4. The trial court did not err in failing to dismiss the plaintiffs' complaint on grounds of res judicata, estoppel by judgment, or failure of the plaintiffs to file the appeal to superior court in a timely fashion.
The prior complaint filed by the plaintiffs was from the county's issuance of a certificate of development for an 810-unit condominium development, rather than for the 188-unit condominium development being challenged here. Therefore, the prior and present complaints constituted different causes of action or claims, and the question concerning the lawfulness of the 188-unit development was not actually decided through adjudication of the former complaint. For these reasons, neither the doctrine of res judicata nor estoppel by judgment bars this complaint. See 18 EGL, Judgments and Decrees, 283 et seq. (1981 Rev.).

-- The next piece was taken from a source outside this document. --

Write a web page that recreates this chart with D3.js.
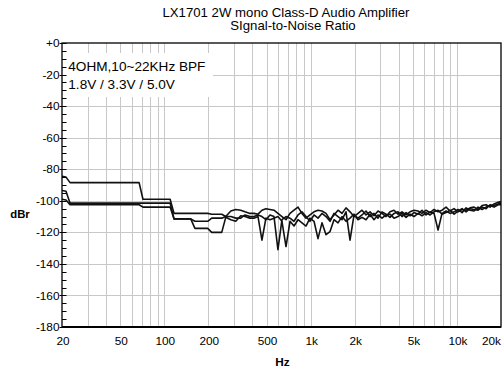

The present complaint was filed within 30 days of issuance of the certificate of development for the 188-unit condominium. Therefore, it constitutes a timely appeal under 9 of the River Act. See Code Ann. 69-1211.1, supra.
Asa W. Candler, A. Paul Cadenhead, Stephen E. O'Day, Irma B. Glover, William R. Bassett, Schreeder, Wheeler & Flint, Warren O. Wheeler, for appellees (case no. 38975).
G. Conley Ingram, Peter M. Degnan, for appellants (case no. 38975).
Alston, Miller & Gaines, G. Conley Ingram, Peter M. Degnan, Irma B. Glover, William R. Bassett, Elizabeth S. Webb, for appellees (case no. 38974).
Hurt, Richardson, Garner, Todd & Cadenhead, A. Paul Cadenhead, Stephen E. O'Day, for appellants (case no. 38974).
DECIDED NOVEMBER 2, 1982 -- REHEARING DENIED NOVEMBER 16, 1982.